SPORTS

IOC chief praises head organizer’s efforts

International Olympic Committee President Jacques Rogge on Monday credited his organization’s «formidable partnership» with the president of the Athens organizing committee for managing to get Greece ready for the Summer Games. Athens 2004 chief Gianna Angelopoulos-Daskalaki was also awarded by the International Olympic Academy for managing to overcome serious delays in Athens’s preparations. «A few days before the Olympic Games, which I have no doubt will be a great success, let me thank… Athens 2004 for our formidable partnership led in such an inspiring and dynamic way by Gianna Angelopoulos-Daskalaki,» Rogge said.
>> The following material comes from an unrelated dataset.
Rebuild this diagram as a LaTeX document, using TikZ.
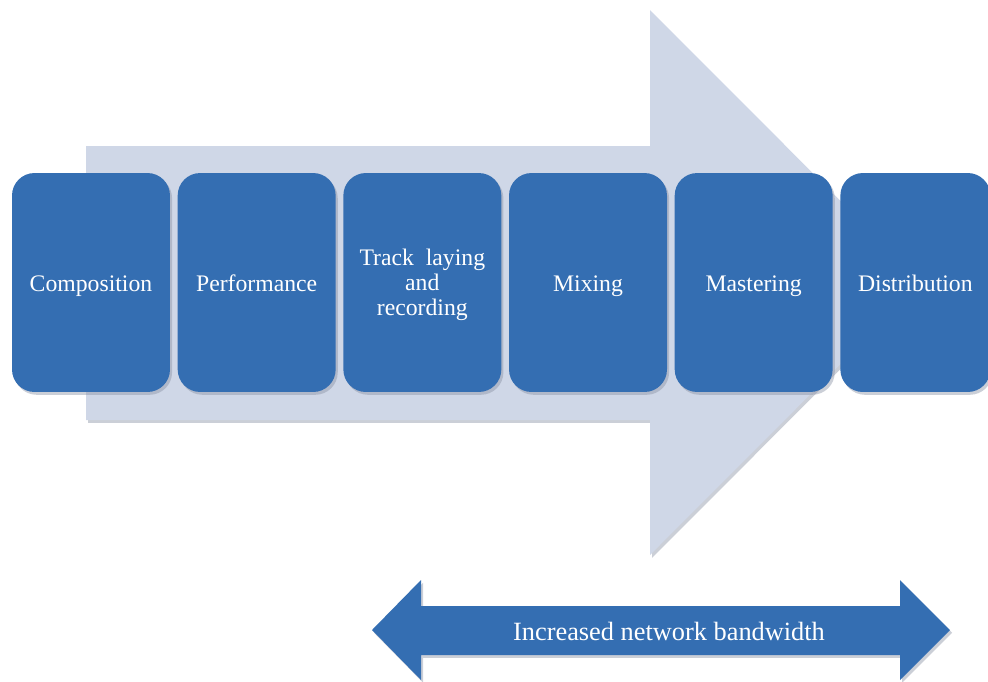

Rogge, accompanied by former IOC President Juan Antonio Samaranch, made the comments during a ceremony on the Pnyx Hill facing the ancient Acropolis to mark the start of an annual sports seminar hosted by the academy at its facilities in Ancient Olympia, where the Olympic were first born 2,780 years ago. During his stay for the events marking the academy seminar, Rogge will meet with Premier Costas Karamanlis and Olympic organizers and visit the main Olympic stadium complex. Founded in 1961, the IOC-sponsored academy’s mission is to promote the Olympic movement by hosting educational seminars and conferences. This year, the academy will also host athletes competing in the shot put, which will take place in the sanctuary where the Games were born in 776 BC and held every four years until they were abolished in AD 393. They were revived in Athens in 1896. «When the International Olympic Committee awarded the Olympic Games to Athens, it was thanks to her relentless efforts, willingness and energy,» said Academy President and IOC member Nikos Filaretos of Angelopoulos-Daskalaki. But despite spearheading the bid that persuaded the IOC to give Athens the Games in 1997, Angelopoulos-Daskalaki was swept aside by Greece’s former Socialist government. She was brought back in 2000 after Samaranch warned that construction and organizational delays threatened the Athens Olympics. Although Samaranch made no comment during the Pnyx ceremony, last year he said Athens came very close to losing the Olympics. «She was confronted with many difficulties which she was able to surpass. We can thus be sure today that the forthcoming Olympic Games of Athens will be crowned with great success thanks to» Angelopoulos-Daskalaki, Filaretos said.